Thirdly, it almost always seem like "addressing the problem" means "more restrictions on law abiding gun owners" that typically wouldn't have made a difference in the case being cited. We've seen that this slope is not merely
slippery, it is
greased and there are people trying to
push. Give the anti-gun elements in government ONE new gun law and they want ten more; let them have NICS and they want registration and AWB's and more. So why bother compromising on an issue involving essential liberty, when the odds are any new "laws" won't solve anything and will simply be used to stage the next agenda item?
Those with a hidden agenda like to scream "If it saves one child it is worth it!"
No it isn't. We could save one child each year (or more) by reducing the parts-per-billion of arsenic in drinking water to 10% of its current allowed level... but the cost to revamp our water systems would be enormous, more than our society would be willing to pay. This was already decided a few years ago.
We could probably eliminate
thousands of children dying in traffic accidents by limiting all traffic to 15mph with governors installed in all vehicles... but we don't. The societal cost would be too high in lost time and wages and delays getting goods to markets.

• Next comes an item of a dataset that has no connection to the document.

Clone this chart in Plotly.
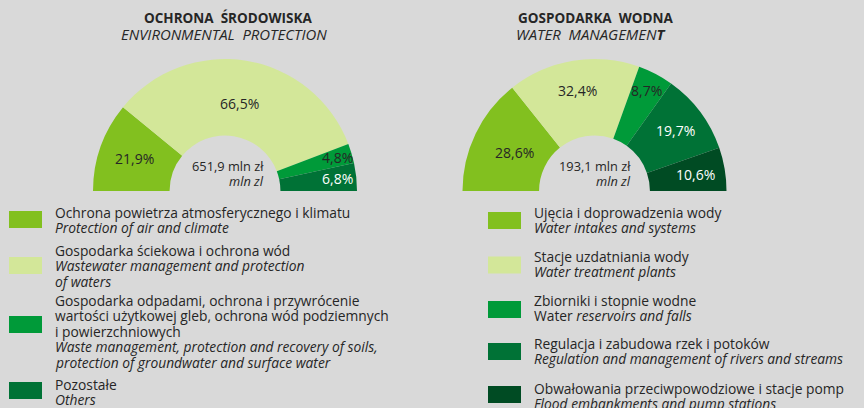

We as a society decide that a certain number of deaths, yes even child deaths, are acceptable so we can zip down the highway at 70mph or more. So yes, we as a society value certain freedoms higher than a few lives.
The Second Amendment is about far more than hunting or self-defense. An armed person is a free person; a disarmed person is subject to whatever abuse an armed attacker wishes to inflict, often as not.
"
Firearms stand next in importance to the constitution itself. They are the American people's liberty teeth and keystone under independence … from the hour the Pilgrims landed to the present day, events, occurences and tendencies prove that to ensure peace security and happiness, the rifle and pistol are equally indispensable …
the very atmosphere of firearms anywhere restrains evil interference — they deserve a place of honor with all that's good."